Couper, trancher, désosser et balancer une lourde carcasse d’une dizaine de kilos sur ses larges épaules. Cédric a répété ces gestes des centaines de fois aujourd’hui. Une journée de travail commencé au milieu de la nuit. À 36 ans, Cédric paraît avoir quelques années de plus, le résultat d’années d’un métier harassant : "À la fin de la journée, on a mal aux mains, on est cassé. Si on continue comme ça, on mourra au boulot. Il vaut mieux qu'ils laissent la retraite comme c'était, et qu'ils n'y touchent pas. À la fin de la journée, je suis cassé, et à la fin de la semaine, je suis fatigué."
Chaque jour, environ 5.000 porcs sont tués, un quasiment toutes les 6 secondes. Ils défilent, passent de main en main, pour arriver en bout de chaîne, au secteur emballage, où il y a principalement les salariés femmes de cette entreprise. Un travail pourtant tout aussi difficile : "Je vais avoir 51 ans dans un mois. Souvent, je porte des charges lourdes. Je me donne cinq ans, parce que je commence à sentir mon dos, mes bras, des tendinites, la fatigue, je sens que je ne vais pas tenir jusqu'à 65 ans. Le matin, on a des douleurs partout, on a l'impression que 36 TGV nous sont passés sur le corps, mais on y va quand même."
La douleur accompagne ses salariés une bonne partie de leur vie. Le mal se transforme au fil des années en maladie professionnelle. Franck travaille à l’abattoir depuis 30 ans. Il gagne à peine 1.700 euros par mois : "Je ne sais pas si j'arriverai à tenir jusqu'au bout. Je pense que je pourrais partir sur invalidité, mais peut-être ne pas toucher ma retraite complète. J'ai eu pas mal de maladies professionnelles, ça va en s'empirant. Je ne pourrai plus rien faire du tout."
André est l'un des seuls salariés de plus 60 ans parmi le millier d’ouvriers, il est à la retraite le 1er juillet : "À l'abattoir, on n'arrive pas tous à 60 ans en pleine forme. J'ai plein de collègues que j'ai vu partir avant, ou que je ne vois même plus, qui sont en arrêt, et qui attendent leur retraite. À l'abattoir, il n'y a personne qui a 60 ans, le métier est trop dur. Le plus souvent, avant 60 ans, les salariés sont épuisés, brisés. Ils sont peu à terminer leur carrière."
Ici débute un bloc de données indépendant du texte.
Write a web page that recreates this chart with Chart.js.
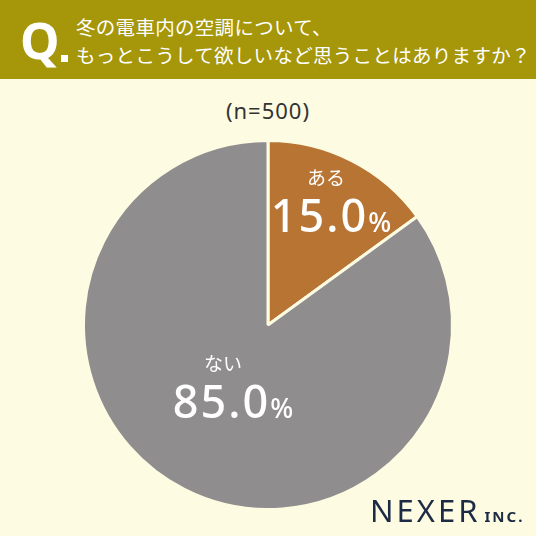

Pourtant, ils sont peu à se mobiliser. D'abord, parce qu'ils ont peu de jours de congés, et puis, être gréviste, c’est une journée de salaire de perdue. 80 euros en moins c’est énorme d’après Nathalie : "Ce n'est pas que je ne veux pas faire grève. C'est un manque à gagner. Ll'inflation des prix du gazole, l'inflation de la nourriture, je n'ose pas manifester. C'est quand même une journée ou deux de moins où on n'est pas payés, ce qui est logique." Certains seront dans le cortège, les autres sont résignés. À l’abattoir, la retraite est forcément douloureuse et parfois inaccessible.